As far as a future EMU ‘vision’ is concerned, Draghi underlined on Friday that European governments building ‘strengthened foundations in the fields of financial, fiscal and structural policy-making’ would have to make genuine moves to give up sovereignty. That’s not happened so far. As he observed, ‘Some smaller euro area countries actually regained sovereignty with the euro by regaining influence over monetary policy at a higher level.’

That is music to Weidmann’s ears. Less diplomatically than Draghi, the Bundesbank chief last week lambasted other counties, above all France, for asking Germany to increase its funding for deficit countries without any transfer of sovereignty to European institutions.

‘The German government is now pushing for fiscal union, trying to find a solution,’ Weidmann told four newspapers last week from Greece, Italy, Portugal and Spain. ‘I would very much welcome it if President Hollande faced this debate and discussed both common liability and giving up sovereignty…. But just asking for Eurobonds doesn’t get us anywhere.’

Emphasising that building such a union could take years, Weidmann broke with post-war German tradition by saying it would require not just a change to existing European treaties and altering the German constitution, but also referendums in Germany.
The most remarkable address on Friday was by Peter Praet, the German-born Belgian who took over at the start of 2012 as the ECB’s board member responsible for economics.

Adopting as his theme EMU’s now all too evident heterogeneity, Praet said: ‘The institutional design of the euro area has clearly given rise to moral hazard and lacked the capacity to credibly engage in measures to prevent rising imbalances….. Financial markets were allowed to set financial conditions in such a way that private and public sector borrowers in those countries could essentially continue to borrow at the same interest rates as borrowers in countries with much sounder fiscal and macroeconomic fundamentals.’

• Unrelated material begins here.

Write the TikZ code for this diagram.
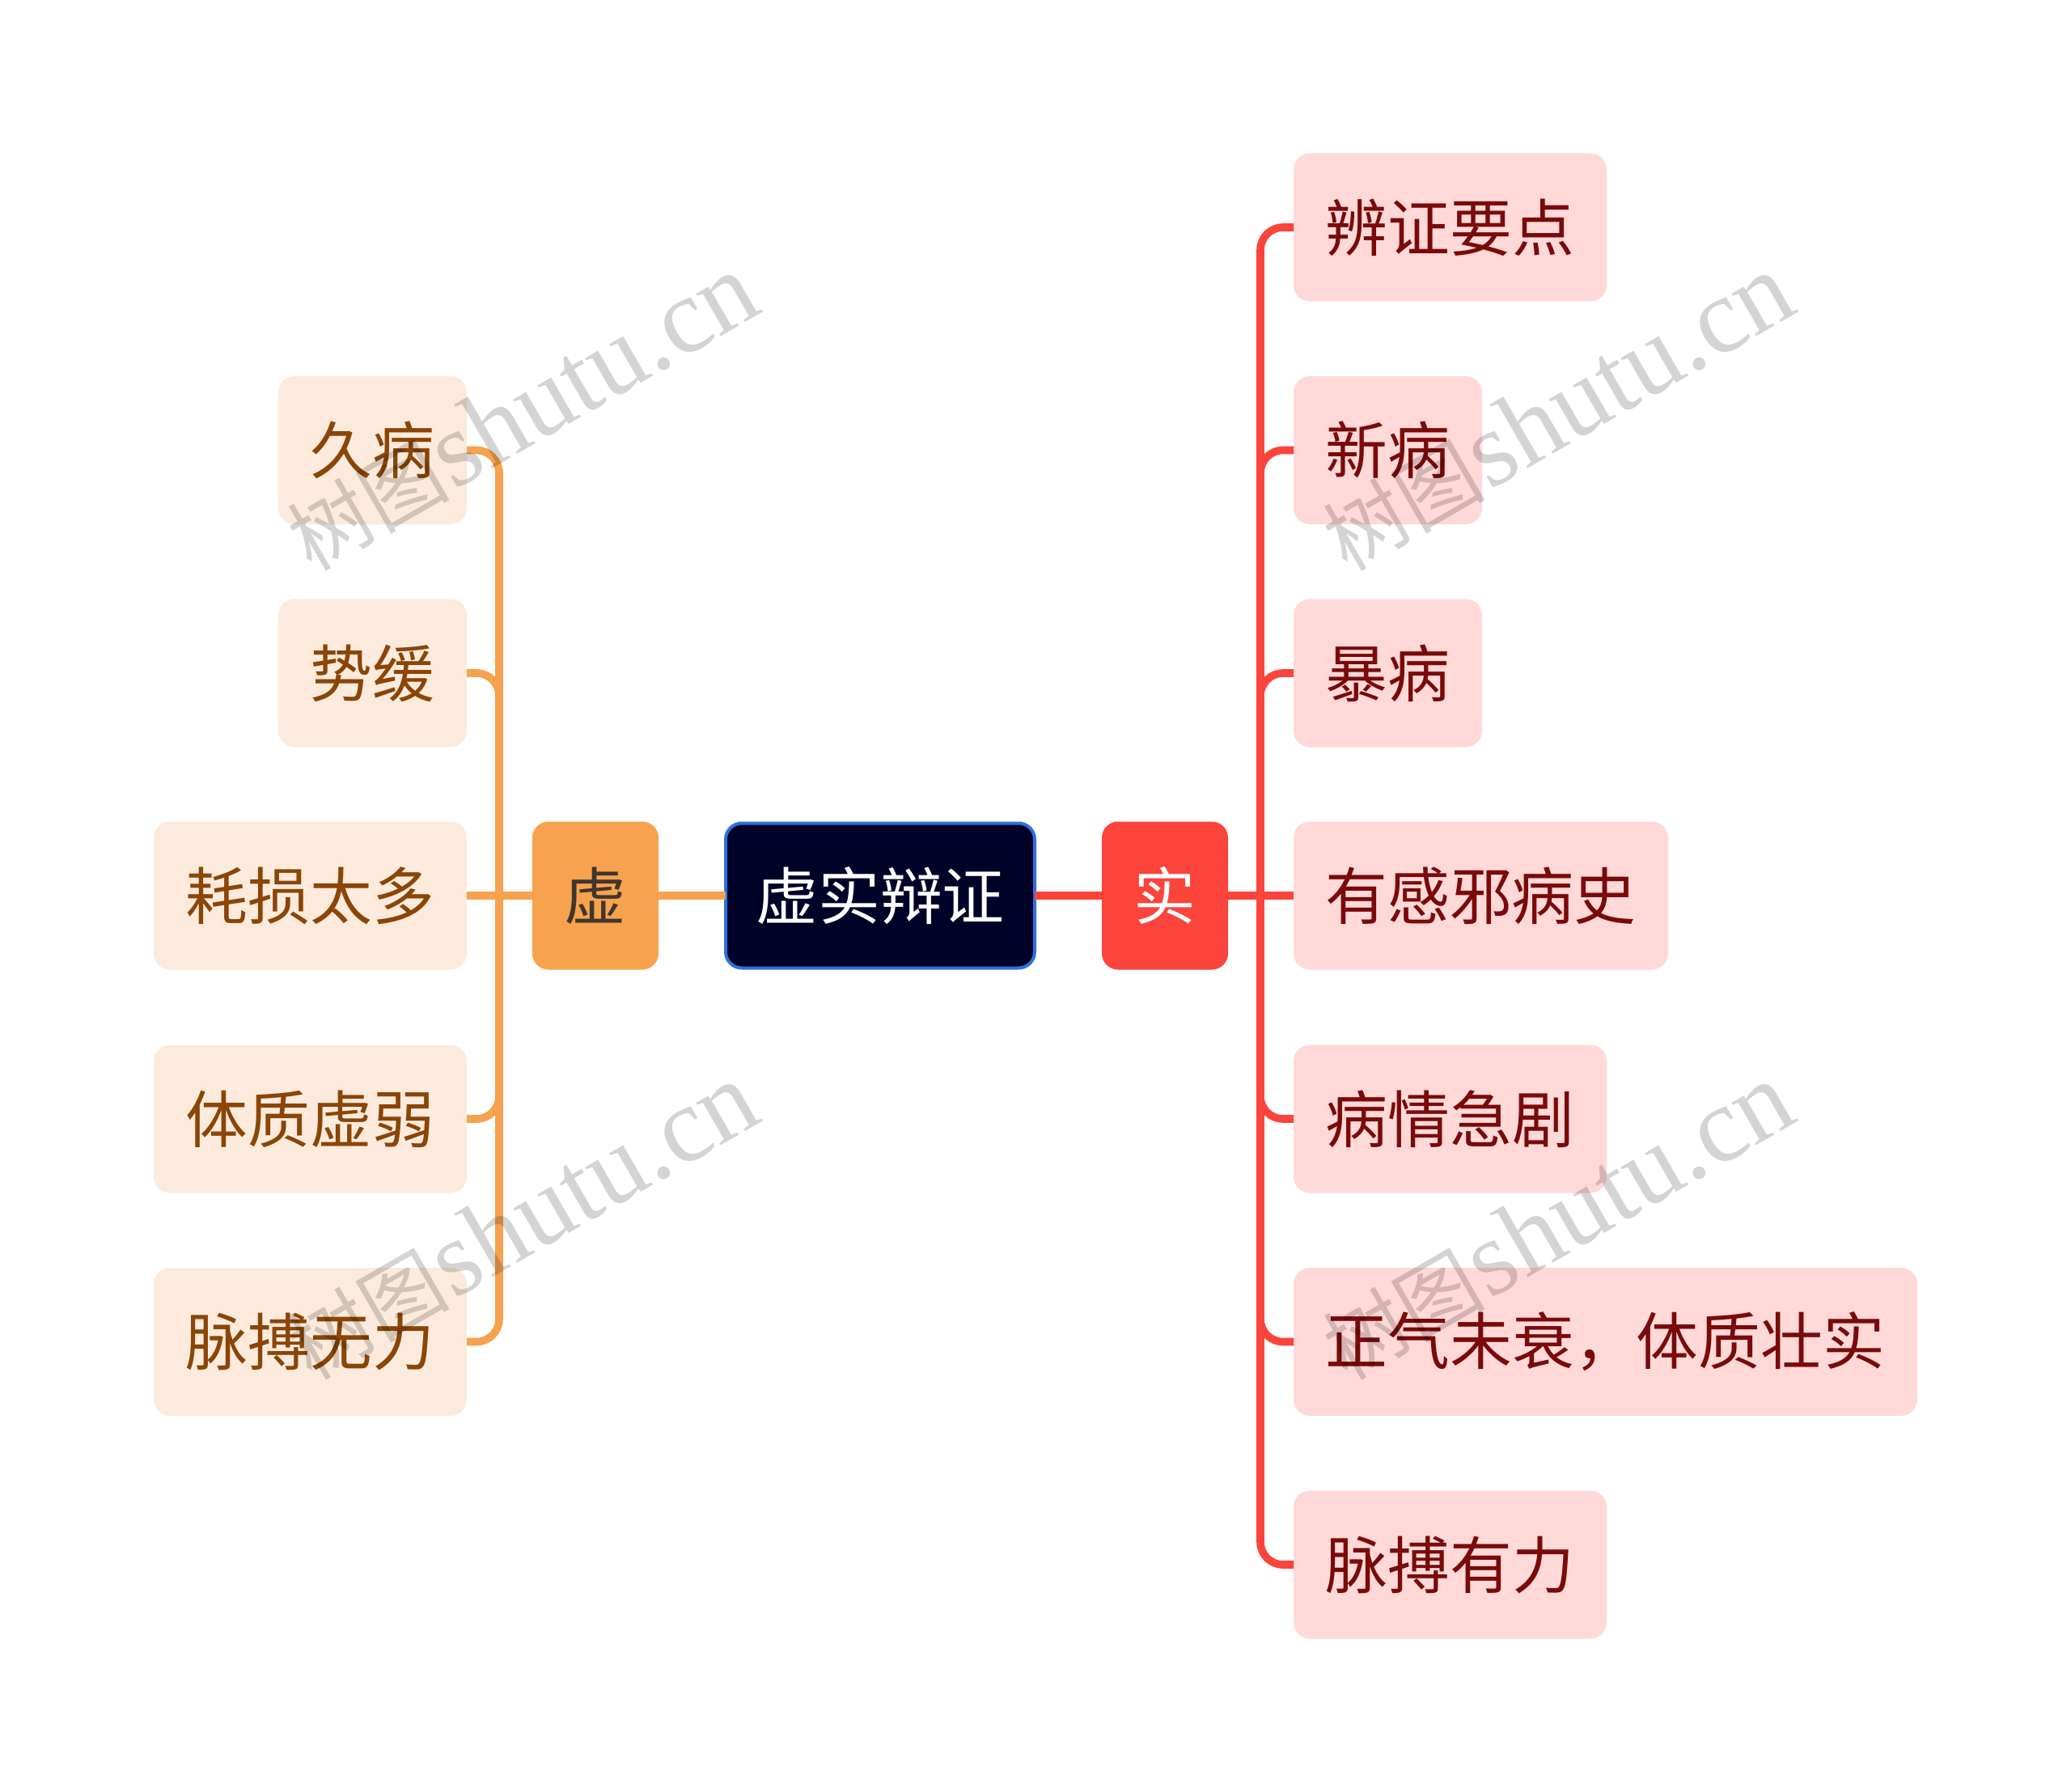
\documentclass[tikz,border=0pt]{standalone}
\usepackage{fontspec}
\newfontfamily\cjk{Noto Sans CJK SC}
\newfontfamily\wmlatin{Liberation Serif}
\definecolor{orangeline}{HTML}{F6A24E}
\definecolor{redline}{HTML}{FB443C}
\definecolor{lightorange}{HTML}{FCEBDC}
\definecolor{lightred}{HTML}{FFD9D8}
\definecolor{brownink}{HTML}{8A4507}
\definecolor{redink}{HTML}{7A0A0A}
\definecolor{darkink}{HTML}{40362C}
\definecolor{navybox}{HTML}{000228}
\definecolor{blueedge}{HTML}{2F6FDE}
\tikzset{
  x=1pt,y=-1pt,
  anybox/.style={rounded corners=20pt,inner sep=0pt,outer sep=0pt,minimum height=183pt,
    align=center,font=\cjk\fontsize{76.8}{92}\selectfont},
  leftleaf/.style={anybox,fill=lightorange,text=brownink,anchor=east},
  rightleaf/.style={anybox,fill=lightred,text=redink,anchor=west},
  oline/.style={draw=orangeline,line width=9.6pt,rounded corners=28pt},
  rline/.style={draw=redline,line width=9.6pt,rounded corners=28pt},
  wm/.style={rotate=30,text=black,opacity=0.17,inner sep=0pt}
}
\newcommand{\wmtext}{{\cjk\fontsize{100}{130}\selectfont 树图} {\wmlatin\fontsize{132}{130}\selectfont shutu.cn}}
\begin{document}
\begin{tikzpicture}
\useasboundingbox (0,0) rectangle (2560,2215);
\fill[white] (0,0) rectangle (2560,2215);
% central and branch nodes
\node[anybox,fill=navybox,draw=blueedge,line width=4pt,minimum width=382pt,minimum height=179pt,text=white] (root) at (1088,1107) {虚实辩证};
\node[anybox,fill=orangeline,text=darkink,minimum width=156pt] (xu) at (736,1107) {虚};
\node[anybox,fill=redline,text=white,minimum width=156pt] (shi) at (1440,1107) {实};
% left leaves
\node[leftleaf,minimum width=233pt] (l1) at (577,556.5) {久病};
\node[leftleaf,minimum width=233pt] (l2) at (577,832) {势缓};
\node[leftleaf,minimum width=387pt] (l3) at (577,1107) {耗损太多};
\node[leftleaf,minimum width=387pt] (l4) at (577,1383) {体质虚弱};
\node[leftleaf,minimum width=387pt] (l5) at (577,1658.5) {脉搏无力};
% right leaves
\node[rightleaf,minimum width=387pt] (r1) at (1599,281) {辨证要点};
\node[rightleaf,minimum width=233pt] (r2) at (1599,556.5) {新病};
\node[rightleaf,minimum width=233pt] (r3) at (1599,832) {暴病};
\node[rightleaf,minimum width=463pt] (r4) at (1599,1107) {有感邪病史};
\node[rightleaf,minimum width=387pt] (r5) at (1599,1383) {病情急剧};
\node[rightleaf,minimum width=771pt] (r6) at (1599,1658.5) {正气未衰，体质壮实};
\node[rightleaf,minimum width=387pt] (r7) at (1599,1934) {脉搏有力};
% junctions on the straight horizontal lines
\coordinate (lj) at (617,1107);
\coordinate (rj) at (1558,1107);
% connectors
\draw[oline] (root.west) -- (xu.east);
\draw[rline] (root.east) -- (shi.west);
\draw[oline] (xu.west) -- (l3.east);
\draw[rline] (shi.east) -- (r4.west);
\foreach \n in {l1,l2,l4,l5} \draw[oline] (lj) |- (\n.east);
\foreach \n in {r1,r2,r3,r5,r6,r7} \draw[rline] (rj) |- (\n.west);
% watermarks
\node[wm] (w1) at (645,510) {\wmtext};
\node[wm] (w2) at (1925,510) {\wmtext};
\node[wm] (w3) at (645,1510) {\wmtext};
\node[wm] (w4) at (1925,1510) {\wmtext};
\end{tikzpicture}
\end{document}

Terming as ‘with the benefit of hindsight, a puzzling outcome’ the similar pricing of sovereign bonds of the various euro area countries, Praet took aim at a fundamental plank of the Trichet doctrine. ‘Despite the single monetary policy, differences in the default risk of individual countries, consumers and firms remained. But financial markets were less wary of such risks, thereby establishing improper incentives for public and private sector borrowers.’

All this is diametrically opposite to what Trichet said at the time. In 2004 he told a Hamburg audience: ‘The euro inherited immediately the yield curve of the most stable currencies, thus offering to 12 countries and 300m citizens the low levels of market interest rates that prevailed in a few countries only. This is a major success of the euro.’

On the 10th anniversary of the ECB in 2008 he opined: ‘The credibility was such that the medium and long-term market rates of the euro were at the same low level as those experienced by the most reliable national currencies before.’
Praet’s doctrine is significantly more plausible than Trichet’s. Whatever happens to Greece, the new version of history looks likely to stand the test of time.